The Masters is timeless.
First played in 1934, this is the 81st playing of the tournament founded by Bobby Jones and Clifford Roberts and the wall to wall perfection of…..well, just everything, never changes. Or does it?
Things don’t so much change here in this leafy corner of Georgia as evolve. The course has evolved over the years – it is 500 yards longer than a mere ten years ago – the year Rory McIlroy turned pro – and judicious tweaking and planting on this erstwhile nursery land means that, despite appearances, nothing really ever does stand still.
Well, this almost imperceptible advancement has gone completely out of the window for 2017. Just ask the members of the media! Since we left here 12 months ago a brand new Press Building has arisen out of the land at the end of Berckmans Road looking more like a 7-star hotel than a facility for assorted print, television, radio and digital media. There is a state-of the-art working arena and interview room where each seat features a hands-free microphone for questions.
The entrance is dominated by a soaring atrium and staircase with wall-mounted widescreen televisions ensuring not a single shot or interview is missed. There are sound booths aplenty, suites for television, radio and photographers, locker rooms and a full service restaurant as well as a “grab and go”, faster option.
How did they manage it? Well, we ordinary mortals know how long it takes to organise a new kitchen and bathroom at home, but three consecutive shifts of eight hours for nine straight months does tend to get a lot done.
One of my favourite touches is the wonderfully curved ceiling in the restaurant, a nod to the first press building at Augusta National – the Quonsett hut from which Dai Davies, my late brother-in-law, sent the first of his reports from some 35 Masters tournaments.

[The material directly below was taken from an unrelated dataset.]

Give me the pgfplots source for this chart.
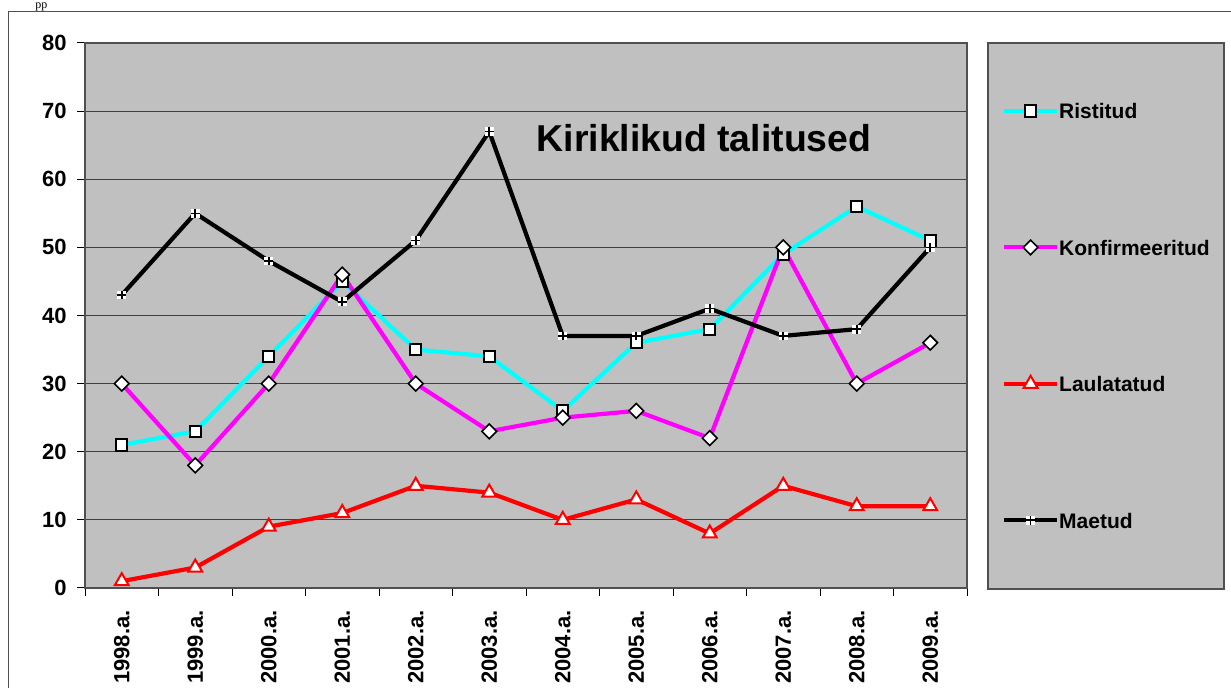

The next media centre, which remained in use until last year, was like Mission Control in Houston and was Patricia’s base for her 15 Masters tournaments or so. Unlike the rest of us she doesn’t keep count!
And here am I, now, working on my third Masters, in the newly named Press Building, and open-mouthed at the working conditions I am enjoying this week.
And I just love the wonderful old photographs, a stunning pictorial history of the Masters, that line the walls.
Hard though it may be to believe but the perfection you see on your television screens each year is now mirrored INSIDE the Press Building. There are copious lockers and cubby holes for all the untidy paraphernalia, cables, electronic devices and whatnot that we all travel with nowadays. Why, each wastepaper basket has its own discreet housing so even the rubbish is tidy!
So, timeless? Yes. Standing still? Absolutely not!